Table 8 Average number of evaluated pivots (entries where the actual frequency was accessed) and average time(ms) while computing top-10 and top-1000 results and processing queries of CLUEWEB09

5 Conclusion and future work

The experimental results indicate that Waves is quite a competitive algorithm for in-memory query processing when compared to the previous state-of-the-art document-at-a-time query processing methods. We achieved considerable gains in time performance, reducing the time to compute top-10 results to about half the time attained by MBMWT and achieving a reduction of 31% while computing top-1000 results in the experiments with GOV2 using the larger query set. These two scenarios are quite common in practical search applications. When compared to MBMWT, Waves better explored the possibility of dividing the index into tiers. The lazy strategy of trying to compose the answer by taking only the results of the top tiers into account first, and taking other possibilities only when this strategy fails, has resulted in significant gains in performance.

When compared to BMW-CSP, Waves was superior while processing queries in the full GOV2 collection and achieved quite similar performance while processing queries in smaller subsets of GOV2. It is important to notice however that BMW-CSP requires the storage of candidate results while processing the first tier, which is an extra memory requirement that does not appear in Waves. Finally, in the experiments, Waves performed slightly worse than the baselines for a few very long queries that required three waves to be fully processed by the method. The result indicates that Waves might not be a good option for processing queries in environment where the workload is dominated by long queries. Waves is substantially different from BMW-CSP and from MBMWT. Waves has important properties, such as the possibility of achieving gains even when we use more tiers. BMW-CSP does not allow more tiers and MBMWT becomes worse with 3 tiers, as also is reported by its authors. Waves also has the advantage of not requiring extra accumulators while processing queries. BMW-CSP, our previous method requires accumulators.

As for the open questions we plan to address in the future, we include a study on how to estimate the best number of tiers for Waves given a collection without performing test experiments and how to efficiently set the best sizes of each tier. While the cost of performing tests to adjust parameters is not prohibitive, still this is an interesting topic to address. We also plan to study the possible impact of using our method in systems where the complete index does not fit into memory; checking whether the multi-tier strategy proposed here would be useful in this scenario. When we have multiple memory levels in hierarchy, the multi-tier strategies could compete with, or complement, the performance of cache systems. Going in a similar direction, it would be interesting to further study the distribution of documents into tiers and how it could affect performance.

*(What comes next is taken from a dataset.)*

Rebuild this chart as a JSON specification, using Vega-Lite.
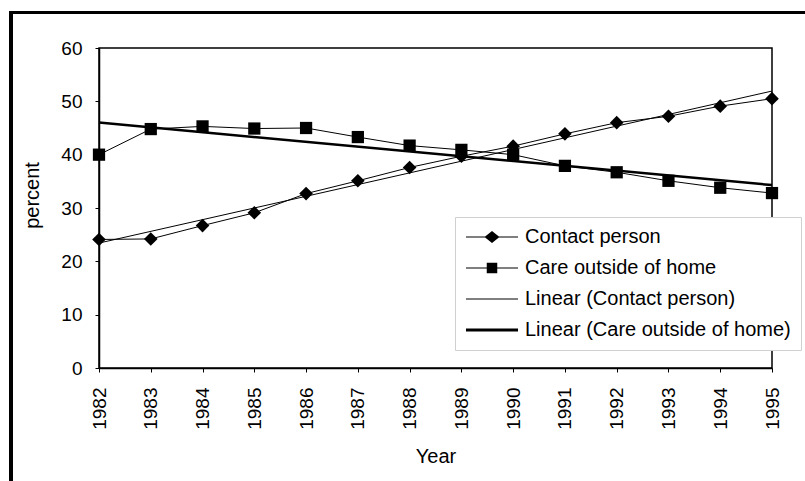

Another opportunity that came out of our experiments is that a combination of Waves and MBMWT could further improve the time performance of the methods. We could detect queries that require more waves in advance, and thus decide to process those queries using MBMWT, instead of Waves. This is quite possible, since the index format adopted by the two methods is compatible. Thus a future research direction would be to investigate methods for classifying queries according to their estimated number of required waves. We could also investigate the possibility to automatically detect the user goals while processing queries (Herrera et al. 2010) and then change the pruning thresholds according to the user goals to further improve the performance of the methods.